Carny (2009)

Carny (2009)

The carnival is anything but fun.

A carnival operator buys a real live Jersey Devil and labels it as his newest and proudest attraction. However on opening night, the monster escapes from its cage and flees into the woods where it develops a taste for human flesh. The local sheriff and the carnival’s psychic attempt to track down the monster before it kills again and before the angry townspeople and pastor burn down the carnival for bringing the Devil into their midst.

 

Another feeble creature feature flick from the Sci-Fi Channel and their endless bible of monsters to pillage, this time it’s the Jersey Devil that gets the cheap jack CGI treatment. So predictable, so tiresome and so devoid of ideas, Carny is hard to review in all honesty. There’s a small audience who watch these films regardless of their quality (*cough* me) in the feeble hope that they will improve over time and that there may actually be a decent one. Blood Monkey, Shark Swarm, Grizzly Rage, Maneater, Bats: Human Harvest, Sand Serpents, Eye of the Beast, Croc, Yeti, Swamp Devil….the list is nearly endless. There must just be one script floating around and the writers simply change the monster, the setting and a few character names and bang out another film. Every once in a while, a half-decent gem will be unearthed. But is it only half-decent because the rest of them suck so badly? Unfortunately, Carny is not that gem. Never in a million years will it be that gem.

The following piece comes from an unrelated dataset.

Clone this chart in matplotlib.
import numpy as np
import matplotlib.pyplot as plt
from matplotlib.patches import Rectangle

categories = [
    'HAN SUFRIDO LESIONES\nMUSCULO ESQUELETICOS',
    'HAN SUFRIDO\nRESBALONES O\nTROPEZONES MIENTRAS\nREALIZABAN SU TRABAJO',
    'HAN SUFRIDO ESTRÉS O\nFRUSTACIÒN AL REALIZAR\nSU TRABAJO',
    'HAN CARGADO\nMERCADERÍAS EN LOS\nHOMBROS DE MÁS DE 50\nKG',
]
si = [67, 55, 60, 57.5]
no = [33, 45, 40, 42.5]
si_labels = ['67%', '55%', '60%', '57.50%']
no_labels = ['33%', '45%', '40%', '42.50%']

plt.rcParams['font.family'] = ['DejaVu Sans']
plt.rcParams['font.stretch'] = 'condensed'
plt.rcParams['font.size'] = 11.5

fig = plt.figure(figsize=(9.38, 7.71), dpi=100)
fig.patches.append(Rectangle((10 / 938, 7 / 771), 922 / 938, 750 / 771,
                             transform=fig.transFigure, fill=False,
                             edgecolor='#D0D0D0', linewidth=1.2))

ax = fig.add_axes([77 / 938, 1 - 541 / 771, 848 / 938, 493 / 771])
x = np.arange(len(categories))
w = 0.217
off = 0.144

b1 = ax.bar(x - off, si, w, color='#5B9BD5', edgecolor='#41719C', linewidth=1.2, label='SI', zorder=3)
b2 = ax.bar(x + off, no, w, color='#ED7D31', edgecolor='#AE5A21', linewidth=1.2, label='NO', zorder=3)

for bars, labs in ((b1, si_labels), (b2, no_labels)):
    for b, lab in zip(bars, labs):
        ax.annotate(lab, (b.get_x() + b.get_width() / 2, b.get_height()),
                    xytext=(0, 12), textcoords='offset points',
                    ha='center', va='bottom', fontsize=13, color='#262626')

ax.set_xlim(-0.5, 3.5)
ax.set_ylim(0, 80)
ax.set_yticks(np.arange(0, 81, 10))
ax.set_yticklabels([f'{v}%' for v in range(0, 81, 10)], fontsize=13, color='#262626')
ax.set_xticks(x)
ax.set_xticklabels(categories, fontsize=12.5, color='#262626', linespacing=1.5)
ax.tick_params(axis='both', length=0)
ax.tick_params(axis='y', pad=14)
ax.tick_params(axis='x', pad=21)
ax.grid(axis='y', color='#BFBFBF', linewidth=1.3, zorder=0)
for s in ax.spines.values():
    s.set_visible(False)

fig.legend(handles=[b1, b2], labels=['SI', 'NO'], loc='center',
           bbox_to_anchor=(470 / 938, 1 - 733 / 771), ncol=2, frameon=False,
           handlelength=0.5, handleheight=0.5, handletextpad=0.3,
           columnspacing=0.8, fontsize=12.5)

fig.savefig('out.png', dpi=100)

Everything about Carny is just so pedestrian and predictable. There’s nothing new here. There’s nothing creative. It’s just the same old, same old from the Sci-Fi Channel. Monster is on loose in small town. There’s an enforcement figure in the lead role (police, wardens, etc.). There’s his/her token love interest who is usually either a scientist or local resident. There’s a human villain who wants the monster alive for personal/business/religious reasons. There’s a bunch of dim-witted locals (rednecks, hunters, fishermen, etc) who try and kill the monster down unsuccessfully. Don’t forget some obligatory teenagers to throw a spanner in the works and need rescuing. Of course, most of the film is spent in the woods looking for the monster with various characters going off on their own and doing silly things. I never get why people only go out in small groups to hunt monsters, given that they’ve already killed a few people and proven how deadly they are. Safety in numbers, not pairs should be the name of the game.

Hunting monsters in the woods is so dull too especially when pretty much every land-based creature feature flick does it now. Most of the kills are predictable enough and you can see the set-up a mile away. You hardly see the Jersey Devil which is probably a good thing as it looks poorly rendered in the few ‘action’ scenes it has to carry off. The CGI is lousy and the creature looks like it’s got a funny pig-like nose. There is a small latex model used for close-ups when it attacks and this looks infinitely better than its rubbery CGI brother.

Arguably the scariest part of the film is when Phillips takes a tour of the carnival and meets some of the freaks. Even then the film shows little creativity and it’s got to be the most pathetic looking carnival ever! No wonder everyone looks so depressed with their lives if they’re touring the country with that. Not content with just having the Jersey Devil as the monster, the film also falls into the same trap as so many recent creature features in having to have a human villain throw a spanner in the works of the hero, this time the sinister carnival manager who wants to protect his asset. He’s more terrifying than the beast itself but the role is too cartoony to turn him into a big threat. He even has a right-hand man who wears an eye-patch. Not quite a Bond villain but it was good for a chuckle.

Lou Diamond Phillips is the token named actor on board for this one and plays a sheriff role similar to the one he had in Bats. He sleeps his way through his, presumably well aware that he’s getting paid at the end regardless of how he performs. To be fair, he’s reliable and a steady hand but the role could have been given to anyone – he’s here solely to put his name on the front cover.

 

Carny would have made a decent The X-Files episode (in fact the Jersey Devil was featured in one episode if my memory serves me correct) but as a feature film, it’s just awful. The only reason it gets any marks is because of the ending which really goes against the genre norm. I won’t spoil it but Carny isn’t worth sitting through to find out either!